■ AIM
Your copy of the material must match it exactly, except that pictures are dropped.

■ INFORMATION SHOWN
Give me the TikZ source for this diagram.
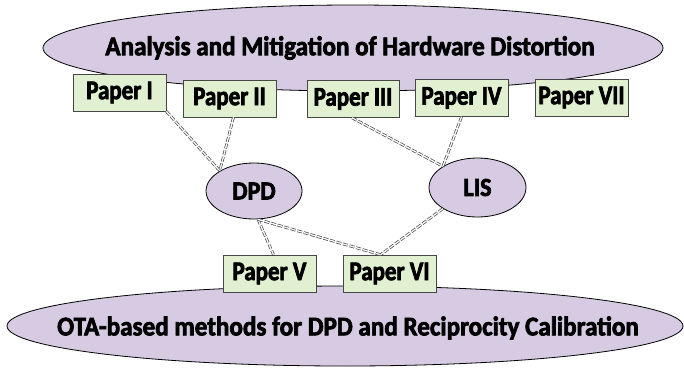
\documentclass[tikz,border=0pt]{standalone}
\usepackage{fontspec}
\setmainfont{Carlito}
\newfontfamily\bigf{Carlito}[FakeStretch=0.93,FakeBold=2.6]
\newfontfamily\smallf{Carlito}[FakeStretch=0.85,FakeBold=2.6]
\usetikzlibrary{shapes.geometric,calc}
\definecolor{ellfill}{RGB}{214,203,226}
\definecolor{boxfill}{RGB}{226,240,210}
\definecolor{linegray}{RGB}{70,70,70}
\tikzset{
  bigell/.style={ellipse, draw=black, line width=0.8pt, fill=ellfill, inner sep=0pt},
  smallell/.style={ellipse, draw=black, line width=0.8pt, fill=ellfill, inner sep=0pt, font=\bigf\bfseries\fontsize{26}{28}\selectfont},
  bigtext/.style={font=\bigf\bfseries\fontsize{27}{29}\selectfont, inner sep=0pt},
  paperbox/.style={rectangle, draw=linegray, line width=0.6pt, fill=boxfill, minimum width=93pt, minimum height=37pt, inner xsep=1pt, inner ysep=2pt, font=\smallf\bfseries\fontsize{27}{29}\selectfont},
  link/.style={draw=linegray, line width=0.7pt, double=white, double distance=1.3pt, dash pattern=on 5pt off 1.8pt}
}
\begin{document}
\begin{tikzpicture}[x=1pt,y=-1pt]
\useasboundingbox (0,0) rectangle (684,367);
% big ellipses
\node[bigell, minimum width=620pt, minimum height=86pt] (top) at (353,48) {};
\node[bigtext] (toptext) at (350,48) {Analysis and Mitigation of Hardware Distortion};
\node[bigell, minimum width=676pt, minimum height=80pt] (bot) at (345,326) {};
\node[bigtext] (bottext) at (348,328) {OTA-based methods for DPD and Reciprocity Calibration};
% paper boxes
\node[paperbox] (p1) at (119.5,92.5) {Paper I};
\node[paperbox] (p2) at (229.5,98.5) {Paper II};
\node[paperbox, minimum width=92pt] (p3) at (353,99) {Paper III};
\node[paperbox] (p4) at (461.5,98) {Paper IV};
\node[paperbox] (p7) at (581.5,97.5) {Paper VII};
\node[paperbox] (p5) at (269.5,273.5) {Paper V};
\node[paperbox] (p6) at (389.5,273.5) {Paper VI};
% small ellipses
\node[smallell, minimum width=96pt, minimum height=56pt] (dpd) at (254,191) {DPD};
\node[smallell, minimum width=97pt, minimum height=59pt] (lis) at (477.5,187.5) {LIS};
% connection points
\coordinate (dpdin) at (dpd.north west);
\coordinate (dpdout) at ($(dpd.south)+(4,0)$);
\coordinate (lisin) at (lis.north west);
\coordinate (lisout) at (lis.south west);
\coordinate (p2out) at ($(p2.south)+(4,0)$);
\coordinate (p3out) at ($(p3.south)+(-1,0)$);
\coordinate (p6in) at ($(p6.north)+(-9,0)$);
\coordinate (p5in) at ($(p5.north)+(4,0)$);
% links
\draw[link] (p1.south east) -- (dpdin);
\draw[link] (p2out) -- (dpdin);
\draw[link] (p3out) -- (lisin);
\draw[link] (p4.south) -- (lisin);
\draw[link] (dpdout) -- (p5in);
\draw[link] (dpdout) -- (p6in);
\draw[link] (lisout) -- (p6in);
\end{tikzpicture}
\end{document}
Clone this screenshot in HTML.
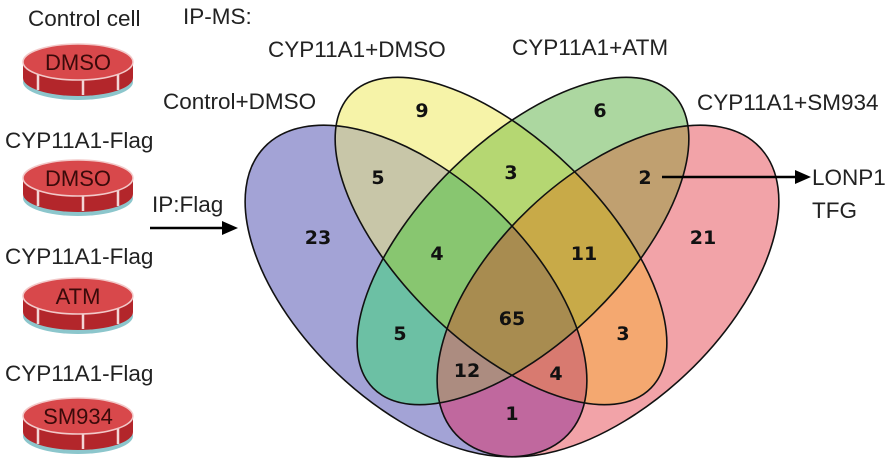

■ ANSWER FOR THIS EXERCISE
Give me the TikZ source for this diagram.
\documentclass[tikz,border=0pt]{standalone}
\usepackage{fontspec}
\setmainfont{Carlito}
\newfontfamily\bigf{Carlito}[FakeStretch=0.93,FakeBold=2.6]
\newfontfamily\smallf{Carlito}[FakeStretch=0.85,FakeBold=2.6]
\usetikzlibrary{shapes.geometric,calc}
\definecolor{ellfill}{RGB}{214,203,226}
\definecolor{boxfill}{RGB}{226,240,210}
\definecolor{linegray}{RGB}{70,70,70}
\tikzset{
  bigell/.style={ellipse, draw=black, line width=0.8pt, fill=ellfill, inner sep=0pt},
  smallell/.style={ellipse, draw=black, line width=0.8pt, fill=ellfill, inner sep=0pt, font=\bigf\bfseries\fontsize{26}{28}\selectfont},
  bigtext/.style={font=\bigf\bfseries\fontsize{27}{29}\selectfont, inner sep=0pt},
  paperbox/.style={rectangle, draw=linegray, line width=0.6pt, fill=boxfill, minimum width=93pt, minimum height=37pt, inner xsep=1pt, inner ysep=2pt, font=\smallf\bfseries\fontsize{27}{29}\selectfont},
  link/.style={draw=linegray, line width=0.7pt, double=white, double distance=1.3pt, dash pattern=on 5pt off 1.8pt}
}
\begin{document}
\begin{tikzpicture}[x=1pt,y=-1pt]
\useasboundingbox (0,0) rectangle (684,367);
% big ellipses
\node[bigell, minimum width=620pt, minimum height=86pt] (top) at (353,48) {};
\node[bigtext] (toptext) at (350,48) {Analysis and Mitigation of Hardware Distortion};
\node[bigell, minimum width=676pt, minimum height=80pt] (bot) at (345,326) {};
\node[bigtext] (bottext) at (348,328) {OTA-based methods for DPD and Reciprocity Calibration};
% paper boxes
\node[paperbox] (p1) at (119.5,92.5) {Paper I};
\node[paperbox] (p2) at (229.5,98.5) {Paper II};
\node[paperbox, minimum width=92pt] (p3) at (353,99) {Paper III};
\node[paperbox] (p4) at (461.5,98) {Paper IV};
\node[paperbox] (p7) at (581.5,97.5) {Paper VII};
\node[paperbox] (p5) at (269.5,273.5) {Paper V};
\node[paperbox] (p6) at (389.5,273.5) {Paper VI};
% small ellipses
\node[smallell, minimum width=96pt, minimum height=56pt] (dpd) at (254,191) {DPD};
\node[smallell, minimum width=97pt, minimum height=59pt] (lis) at (477.5,187.5) {LIS};
% connection points
\coordinate (dpdin) at (dpd.north west);
\coordinate (dpdout) at ($(dpd.south)+(4,0)$);
\coordinate (lisin) at (lis.north west);
\coordinate (lisout) at (lis.south west);
\coordinate (p2out) at ($(p2.south)+(4,0)$);
\coordinate (p3out) at ($(p3.south)+(-1,0)$);
\coordinate (p6in) at ($(p6.north)+(-9,0)$);
\coordinate (p5in) at ($(p5.north)+(4,0)$);
% links
\draw[link] (p1.south east) -- (dpdin);
\draw[link] (p2out) -- (dpdin);
\draw[link] (p3out) -- (lisin);
\draw[link] (p4.south) -- (lisin);
\draw[link] (dpdout) -- (p5in);
\draw[link] (dpdout) -- (p6in);
\draw[link] (lisout) -- (p6in);
\end{tikzpicture}
\end{document}
Clone this screenshot in HTML.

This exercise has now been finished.